— Start Source material —

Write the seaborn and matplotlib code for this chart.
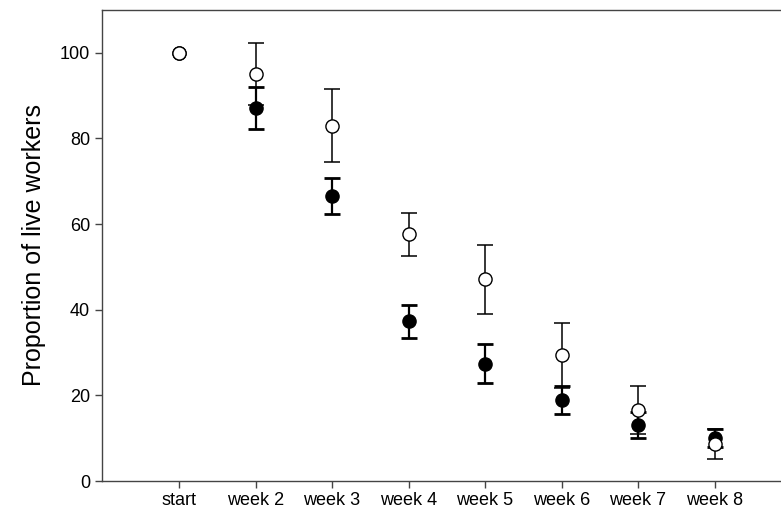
import numpy as np
import pandas as pd
import matplotlib
matplotlib.use("Agg")
import matplotlib.pyplot as plt
import seaborn as sns

categories = ["start", "week 2", "week 3", "week 4", "week 5", "week 6", "week 7", "week 8"]
filled_mean = [100, 87.2, 66.5, 37.3, 27.4, 18.9, 13.1, 10.0]
filled_err = [0, 4.9, 4.2, 3.9, 4.5, 3.3, 3.1, 2.1]
open_mean = [100, 95.0, 83.0, 57.6, 47.1, 29.4, 16.5, 8.6]
open_err = [0, 7.2, 8.5, 5.1, 8.0, 7.6, 5.6, 3.5]

sns.set_style("ticks")
plt.rcParams["font.family"] = ["Liberation Sans", "DejaVu Sans"]

pos = np.arange(1, len(categories) + 1)
df = pd.DataFrame({
    "pos": np.concatenate([pos, pos]),
    "val": filled_mean + open_mean,
    "group": ["filled"] * len(pos) + ["open"] * len(pos),
})

fig = plt.figure(figsize=(7.81, 5.17), dpi=100)
ax = fig.add_axes([102.5 / 781, 1 - 481 / 517, 1 - 102.5 / 781, (481 - 10) / 517])

fe = np.array(filled_err, dtype=float)
oe = np.array(open_err, dtype=float)
fe_mask = fe > 0
oe_mask = oe > 0

ax.errorbar(pos[fe_mask], np.array(filled_mean)[fe_mask], yerr=fe[fe_mask], fmt="none",
            ecolor="black", elinewidth=1.6, capsize=6, capthick=2.0, zorder=2)
ax.errorbar(pos[oe_mask], np.array(open_mean)[oe_mask], yerr=oe[oe_mask], fmt="none",
            ecolor="black", elinewidth=1.1, capsize=6, capthick=1.1, zorder=2)

sns.scatterplot(data=df[df.group == "filled"], x="pos", y="val", ax=ax, s=90,
                color="black", edgecolor="black", linewidth=1.0, zorder=3, legend=False)
sns.scatterplot(data=df[df.group == "open"], x="pos", y="val", ax=ax, s=90,
                color="white", edgecolor="black", linewidth=1.0, zorder=4, legend=False)

ax.set_xlim(0, (781 - 102.5) / 76.5)
ax.set_ylim(0, 110)
ax.set_xticks(pos)
ax.set_xticklabels(categories)
ax.set_yticks([0, 20, 40, 60, 80, 100])
ax.set_xlabel("")
ax.set_ylabel("Proportion of live workers", fontsize=18, labelpad=10, color="black")

for s in ["left", "bottom", "top"]:
    ax.spines[s].set_color("#444444")
    ax.spines[s].set_linewidth(1.0)
ax.spines["right"].set_visible(False)
ax.tick_params(axis="both", direction="out", length=5, width=1.0, color="#444444",
               labelsize=13, labelcolor="black", pad=4)
ax.tick_params(axis="x", pad=3)

fig.savefig("out.png", dpi=100)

— End Source material —

What is expected —
Write out the listing word for word, omitting the pictures it holds.

Answer to the task —
Write the seaborn and matplotlib code for this chart.
import numpy as np
import pandas as pd
import matplotlib
matplotlib.use("Agg")
import matplotlib.pyplot as plt
import seaborn as sns

categories = ["start", "week 2", "week 3", "week 4", "week 5", "week 6", "week 7", "week 8"]
filled_mean = [100, 87.2, 66.5, 37.3, 27.4, 18.9, 13.1, 10.0]
filled_err = [0, 4.9, 4.2, 3.9, 4.5, 3.3, 3.1, 2.1]
open_mean = [100, 95.0, 83.0, 57.6, 47.1, 29.4, 16.5, 8.6]
open_err = [0, 7.2, 8.5, 5.1, 8.0, 7.6, 5.6, 3.5]

sns.set_style("ticks")
plt.rcParams["font.family"] = ["Liberation Sans", "DejaVu Sans"]

pos = np.arange(1, len(categories) + 1)
df = pd.DataFrame({
    "pos": np.concatenate([pos, pos]),
    "val": filled_mean + open_mean,
    "group": ["filled"] * len(pos) + ["open"] * len(pos),
})

fig = plt.figure(figsize=(7.81, 5.17), dpi=100)
ax = fig.add_axes([102.5 / 781, 1 - 481 / 517, 1 - 102.5 / 781, (481 - 10) / 517])

fe = np.array(filled_err, dtype=float)
oe = np.array(open_err, dtype=float)
fe_mask = fe > 0
oe_mask = oe > 0

ax.errorbar(pos[fe_mask], np.array(filled_mean)[fe_mask], yerr=fe[fe_mask], fmt="none",
            ecolor="black", elinewidth=1.6, capsize=6, capthick=2.0, zorder=2)
ax.errorbar(pos[oe_mask], np.array(open_mean)[oe_mask], yerr=oe[oe_mask], fmt="none",
            ecolor="black", elinewidth=1.1, capsize=6, capthick=1.1, zorder=2)

sns.scatterplot(data=df[df.group == "filled"], x="pos", y="val", ax=ax, s=90,
                color="black", edgecolor="black", linewidth=1.0, zorder=3, legend=False)
sns.scatterplot(data=df[df.group == "open"], x="pos", y="val", ax=ax, s=90,
                color="white", edgecolor="black", linewidth=1.0, zorder=4, legend=False)

ax.set_xlim(0, (781 - 102.5) / 76.5)
ax.set_ylim(0, 110)
ax.set_xticks(pos)
ax.set_xticklabels(categories)
ax.set_yticks([0, 20, 40, 60, 80, 100])
ax.set_xlabel("")
ax.set_ylabel("Proportion of live workers", fontsize=18, labelpad=10, color="black")

for s in ["left", "bottom", "top"]:
    ax.spines[s].set_color("#444444")
    ax.spines[s].set_linewidth(1.0)
ax.spines["right"].set_visible(False)
ax.tick_params(axis="both", direction="out", length=5, width=1.0, color="#444444",
               labelsize=13, labelcolor="black", pad=4)
ax.tick_params(axis="x", pad=3)

fig.savefig("out.png", dpi=100)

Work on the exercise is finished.